Una processione rumorosa sfila verso lo stadio. Decine di migliaia di persone divise esattamente a metà. Perché puoi anche abitare nella stessa città, ma il derby segna una linea di confine invalicabile. Questione di fede, identità, speranza. Le due correnti che migrano verso San Siro indossano maglie a righe rossonere e nerazzurre. Si appollaiano liturgicamente sui gradoni gelati, visto che novembre a Milano soffia una brezza che costringe a stringersi nel cappotto. Questo, in fondo, non è mica cambiato rispetto a settant'anni fa e poco più. Si gioca infatti per la stagione 1949/50.
E a guardare la classifica finale, qualcosa sì, si è ribaltato rispetto ai giorni nostri. Prima la Juve, poi il Diavolo, quindi la Beneamata. Ma non è questa la differenza. Scorrendo di lato al punteggio affiorano caterve di gol. Cento la Vecchia Signora.
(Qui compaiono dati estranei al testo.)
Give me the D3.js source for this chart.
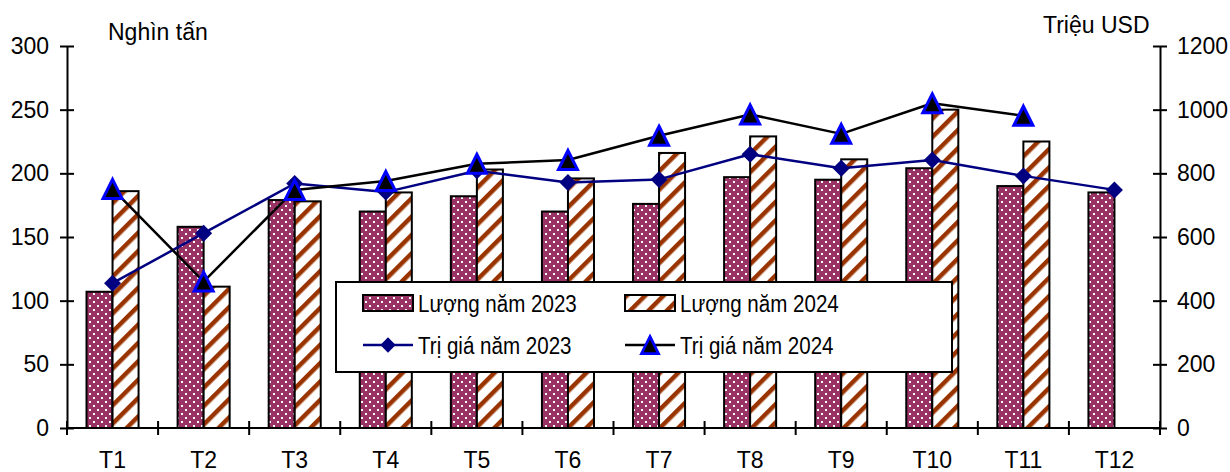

Addirittura 118 il Milan e 99 l'Inter. Una rappresentazione plastica di un campionato glassato da difese di burro fuso, per la gioia debordante di chi per mestiere deve spingerla dentro. Quel giorno non sono contemplate eccezioni.
L'Inter, del resto, può contare su un attacco terrificante: Wilkes, Lorenzi, Amadei, Nyers. Il Milan fa spallucce, rispondendo con gente del calibro di Nordahl, Liedholm, Candiani e Gren. Scorrendo la lista delle due formazioni si scorge un messaggio inequivocabile: fortissime dalla mediana in su, vacillanti dietro. Un mix destinato a gonfiare le coronarie sugli spalti praticamente ad ogni ribaltamento di fronte. I tatticismi, poi, sono derubricati a risibili orpelli. L'atteggiamento è spannometrico, le squadre quasi subito lunghe, l'atletismo odierno sicuramente impensabile.
Si parte, dunque. A conferma della diffusa svagatezza dei tempi, dopo soltanto 6 minuti il Diavolo è avanti 2 a 0. A stapparla subito c'ha pensato Candiani, ala sfuggente e capace di armare un sinistro velenoso. Franzosi raccoglie dal fondo, maledicendo quella retroguardia sbilenca, quel modo svampito di contendere palla. L'Inter tenta comunque di rimettersi in carreggiata e accorcia con un bolide di Nyers, ma prima dell'intervallo Nordahl fissa sul 3 a 1. I milanisti già si sfregano le dita, mentre i cugini mugugnano.
Si ricomincia, ma la trama pare scritta. Liedholm, infatti, porta subito i rossoneri sul 4 a 1. Adesso per riprenderla servirebbe un'impresa monumentale. Ma il germe di pazzia che connota la Beneamata non è un aneddoto spassoso. Il primo a scuotersi è l'olandese Wilkes, geniale tessitore di uncinanti arazzi offensivi. Sfugge due volte al suo marcatore e due volte serve Amadei che segna: 3 a 4. Quando il Milan intuisce che sta dilapidando un tesoretto la campana è già suonata. Nyers pareggia su rigore. Lorenzi sigla l'impensabile sorpasso.
Contraccolpo psicologico che stenderebbe un Capodoglio, ma i rossoneri reagiscono estraendo l'orgoglio. Rimessa lunga di Liedholm, spizzata di testa di Gren, Annovazzi si inserisce precedendo il portiere e la rimette in pari: 5 a 5. Chi pensava ad un derby emozionalmente gestibile non c'ha preso per nulla. San Siro è una tela intrisa di fervore pittorico. Il pareggio dura meno di nulla. Siluro dai trenta metri di Campatelli, palla che si stampa sulla traversa e torna in area, dove Amadei la spedisce di nuovo dentro: 6 a 5 Inter. Da qui non ci si sposta più, anche se poi il Milan ha ancora una chance per pareggiare.
Ora la gente torna verso le abitazioni che
punteggiano i Navigli, così come la prima periferia. Inconsapevole del fatto che quello resterà il derby milanese condito da più gol. Ma con la sensazione, miscelata a gioia e pena, che un giorno così difficilmente ritorna.